- _Short task_
Leave out the pictures and restate the rest of the data exactly.

- _Data extract_
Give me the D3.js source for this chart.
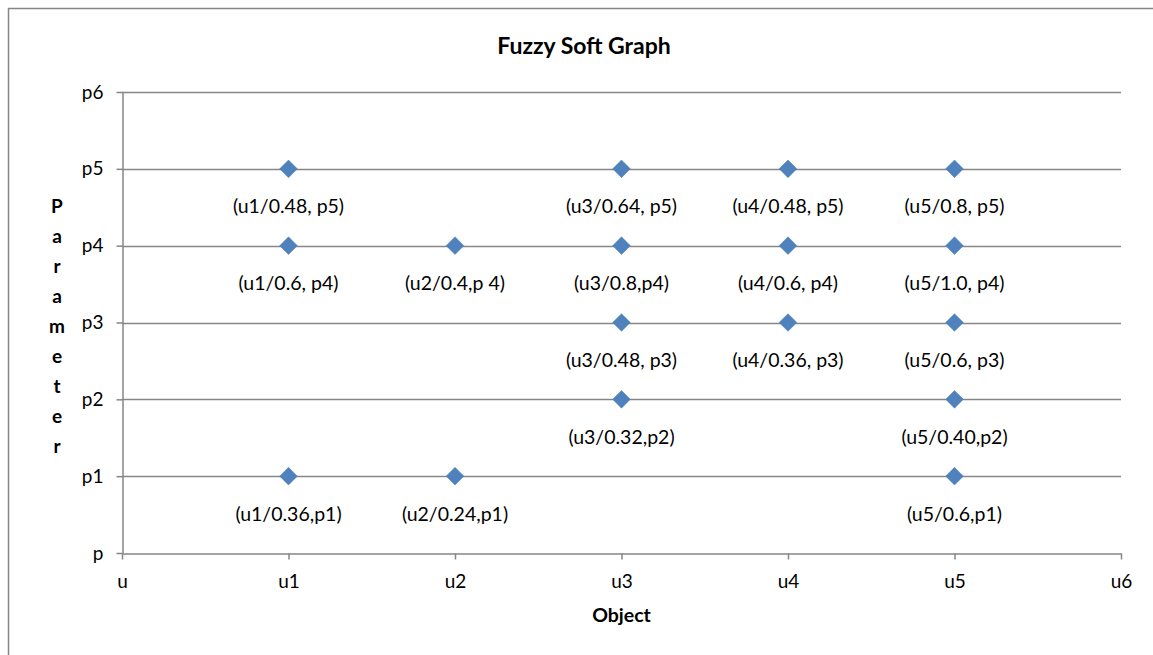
<!DOCTYPE html>
<html>
<head>
<meta charset="utf-8">
<script src="https://cdn.jsdelivr.net/npm/d3@7"></script>
<style>
  html, body { margin: 0; padding: 0; background: #fff; }
  svg { display: block; }
  text { font-family: Lato, "Open Sans", "Liberation Sans", sans-serif; fill: #000; }
</style>
</head>
<body>
<svg id="chart" width="1153" height="655"></svg>
<script>
// Axis categories
const objects = ["u", "u1", "u2", "u3", "u4", "u5", "u6"];
const parameters = ["p", "p1", "p2", "p3", "p4", "p5", "p6"];

// Fuzzy soft graph vertices: object index, parameter index, membership degree
const pointObject = [1, 3, 4, 5, 1, 2, 3, 4, 5, 3, 4, 5, 3, 5, 1, 2, 5];
const pointParam  = [5, 5, 5, 5, 4, 4, 4, 4, 4, 3, 3, 3, 2, 2, 1, 1, 1];
const membership  = [0.48, 0.64, 0.48, 0.8, 0.6, 0.4, 0.8, 0.6, 1.0, 0.48, 0.36, 0.6, 0.32, 0.40, 0.36, 0.24, 0.6];
const pointLabels = [
  "(u1/0.48, p5)", "(u3/0.64, p5)", "(u4/0.48, p5)", "(u5/0.8, p5)",
  "(u1/0.6, p4)", "(u2/0.4,p 4)", "(u3/0.8,p4)", "(u4/0.6, p4)", "(u5/1.0, p4)",
  "(u3/0.48, p3)", "(u4/0.36, p3)", "(u5/0.6, p3)",
  "(u3/0.32,p2)", "(u5/0.40,p2)",
  "(u1/0.36,p1)", "(u2/0.24,p1)", "(u5/0.6,p1)"
];

const points = pointObject.map((o, i) => ({
  o, p: pointParam[i], m: membership[i], label: pointLabels[i]
}));

const svg = d3.select("#chart");
const gray = "#868686";
const fontStack = "Lato, 'Open Sans', sans-serif";

// chart area frame
svg.append("rect")
  .attr("x", 8.5).attr("y", 8.5)
  .attr("width", 1160).attr("height", 660)
  .attr("fill", "#fff").attr("stroke", gray).attr("stroke-width", 1.5);

const x = d3.scaleLinear().domain([0, objects.length - 1]).range([122, 1121]);
const y = d3.scaleLinear().domain([0, parameters.length - 1]).range([553, 92]);

// horizontal gridlines
svg.append("g")
  .selectAll("line")
  .data(d3.range(1, parameters.length))
  .join("line")
  .attr("x1", x(0)).attr("x2", x(objects.length - 1))
  .attr("y1", d => Math.round(y(d)) + 0.5).attr("y2", d => Math.round(y(d)) + 0.5)
  .attr("stroke", gray).attr("stroke-width", 1.5);

// x axis
const xAxis = svg.append("g")
  .attr("transform", `translate(0,${Math.round(y(0)) + 0.5})`)
  .call(d3.axisBottom(x)
    .tickValues(d3.range(objects.length))
    .tickFormat(i => objects[i])
    .tickSize(6).tickSizeOuter(0).tickPadding(15));

// y axis
const yAxis = svg.append("g")
  .attr("transform", `translate(${Math.round(x(0)) + 0.5},0)`)
  .call(d3.axisLeft(y)
    .tickValues(d3.range(parameters.length))
    .tickFormat(i => parameters[i])
    .tickSize(6).tickSizeOuter(0).tickPadding(13));

[xAxis, yAxis].forEach(g => {
  g.select(".domain").attr("stroke", gray).attr("stroke-width", 1.5);
  g.selectAll(".tick line").attr("stroke", gray).attr("stroke-width", 1.5);
  g.selectAll(".tick text")
    .attr("font-size", 19)
    .style("font-family", fontStack)
    .attr("fill", "#000");
});

// diamond markers
const diamond = d3.symbol().type(d3.symbolDiamond2).size(200);
svg.append("g")
  .selectAll("path")
  .data(points)
  .join("path")
  .attr("d", diamond)
  .attr("transform", d => `translate(${x(d.o)},${y(d.p)})`)
  .attr("fill", "#4F81BD")
  .attr("stroke", "#4A7EBB").attr("stroke-width", 0.5);

// data labels below each vertex
svg.append("g")
  .selectAll("text")
  .data(points)
  .join("text")
  .attr("x", d => x(d.o))
  .attr("y", d => y(d.p) + 37)
  .attr("text-anchor", "middle")
  .attr("dominant-baseline", "central")
  .attr("font-size", 19.5)
  .text(d => d.label);

// title
svg.append("text")
  .attr("x", 584).attr("y", 45)
  .attr("text-anchor", "middle").attr("dominant-baseline", "central")
  .attr("font-size", 23).attr("font-weight", "bold")
  .text("Fuzzy Soft Graph");

// x axis title
svg.append("text")
  .attr("x", x(3)).attr("y", 614)
  .attr("text-anchor", "middle").attr("dominant-baseline", "central")
  .attr("font-size", 19.5).attr("font-weight", "bold")
  .text("Object");

// y axis title, letters stacked vertically
const yTitle = "Parameter".split("");
svg.append("g")
  .selectAll("text")
  .data(yTitle)
  .join("text")
  .attr("x", 57)
  .attr("y", (c, i) => 205 + i * 30)
  .attr("text-anchor", "middle").attr("dominant-baseline", "central")
  .attr("font-size", 19).attr("font-weight", "bold")
  .text(c => c);
</script>
</body>
</html>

- _Task result_
Give me the D3.js source for this chart.
<!DOCTYPE html>
<html>
<head>
<meta charset="utf-8">
<script src="https://cdn.jsdelivr.net/npm/d3@7"></script>
<style>
  html, body { margin: 0; padding: 0; background: #fff; }
  svg { display: block; }
  text { font-family: Lato, "Open Sans", "Liberation Sans", sans-serif; fill: #000; }
</style>
</head>
<body>
<svg id="chart" width="1153" height="655"></svg>
<script>
// Axis categories
const objects = ["u", "u1", "u2", "u3", "u4", "u5", "u6"];
const parameters = ["p", "p1", "p2", "p3", "p4", "p5", "p6"];

// Fuzzy soft graph vertices: object index, parameter index, membership degree
const pointObject = [1, 3, 4, 5, 1, 2, 3, 4, 5, 3, 4, 5, 3, 5, 1, 2, 5];
const pointParam  = [5, 5, 5, 5, 4, 4, 4, 4, 4, 3, 3, 3, 2, 2, 1, 1, 1];
const membership  = [0.48, 0.64, 0.48, 0.8, 0.6, 0.4, 0.8, 0.6, 1.0, 0.48, 0.36, 0.6, 0.32, 0.40, 0.36, 0.24, 0.6];
const pointLabels = [
  "(u1/0.48, p5)", "(u3/0.64, p5)", "(u4/0.48, p5)", "(u5/0.8, p5)",
  "(u1/0.6, p4)", "(u2/0.4,p 4)", "(u3/0.8,p4)", "(u4/0.6, p4)", "(u5/1.0, p4)",
  "(u3/0.48, p3)", "(u4/0.36, p3)", "(u5/0.6, p3)",
  "(u3/0.32,p2)", "(u5/0.40,p2)",
  "(u1/0.36,p1)", "(u2/0.24,p1)", "(u5/0.6,p1)"
];

const points = pointObject.map((o, i) => ({
  o, p: pointParam[i], m: membership[i], label: pointLabels[i]
}));

const svg = d3.select("#chart");
const gray = "#868686";
const fontStack = "Lato, 'Open Sans', sans-serif";

// chart area frame
svg.append("rect")
  .attr("x", 8.5).attr("y", 8.5)
  .attr("width", 1160).attr("height", 660)
  .attr("fill", "#fff").attr("stroke", gray).attr("stroke-width", 1.5);

const x = d3.scaleLinear().domain([0, objects.length - 1]).range([122, 1121]);
const y = d3.scaleLinear().domain([0, parameters.length - 1]).range([553, 92]);

// horizontal gridlines
svg.append("g")
  .selectAll("line")
  .data(d3.range(1, parameters.length))
  .join("line")
  .attr("x1", x(0)).attr("x2", x(objects.length - 1))
  .attr("y1", d => Math.round(y(d)) + 0.5).attr("y2", d => Math.round(y(d)) + 0.5)
  .attr("stroke", gray).attr("stroke-width", 1.5);

// x axis
const xAxis = svg.append("g")
  .attr("transform", `translate(0,${Math.round(y(0)) + 0.5})`)
  .call(d3.axisBottom(x)
    .tickValues(d3.range(objects.length))
    .tickFormat(i => objects[i])
    .tickSize(6).tickSizeOuter(0).tickPadding(15));

// y axis
const yAxis = svg.append("g")
  .attr("transform", `translate(${Math.round(x(0)) + 0.5},0)`)
  .call(d3.axisLeft(y)
    .tickValues(d3.range(parameters.length))
    .tickFormat(i => parameters[i])
    .tickSize(6).tickSizeOuter(0).tickPadding(13));

[xAxis, yAxis].forEach(g => {
  g.select(".domain").attr("stroke", gray).attr("stroke-width", 1.5);
  g.selectAll(".tick line").attr("stroke", gray).attr("stroke-width", 1.5);
  g.selectAll(".tick text")
    .attr("font-size", 19)
    .style("font-family", fontStack)
    .attr("fill", "#000");
});

// diamond markers
const diamond = d3.symbol().type(d3.symbolDiamond2).size(200);
svg.append("g")
  .selectAll("path")
  .data(points)
  .join("path")
  .attr("d", diamond)
  .attr("transform", d => `translate(${x(d.o)},${y(d.p)})`)
  .attr("fill", "#4F81BD")
  .attr("stroke", "#4A7EBB").attr("stroke-width", 0.5);

// data labels below each vertex
svg.append("g")
  .selectAll("text")
  .data(points)
  .join("text")
  .attr("x", d => x(d.o))
  .attr("y", d => y(d.p) + 37)
  .attr("text-anchor", "middle")
  .attr("dominant-baseline", "central")
  .attr("font-size", 19.5)
  .text(d => d.label);

// title
svg.append("text")
  .attr("x", 584).attr("y", 45)
  .attr("text-anchor", "middle").attr("dominant-baseline", "central")
  .attr("font-size", 23).attr("font-weight", "bold")
  .text("Fuzzy Soft Graph");

// x axis title
svg.append("text")
  .attr("x", x(3)).attr("y", 614)
  .attr("text-anchor", "middle").attr("dominant-baseline", "central")
  .attr("font-size", 19.5).attr("font-weight", "bold")
  .text("Object");

// y axis title, letters stacked vertically
const yTitle = "Parameter".split("");
svg.append("g")
  .selectAll("text")
  .data(yTitle)
  .join("text")
  .attr("x", 57)
  .attr("y", (c, i) => 205 + i * 30)
  .attr("text-anchor", "middle").attr("dominant-baseline", "central")
  .attr("font-size", 19).attr("font-weight", "bold")
  .text(c => c);
</script>
</body>
</html>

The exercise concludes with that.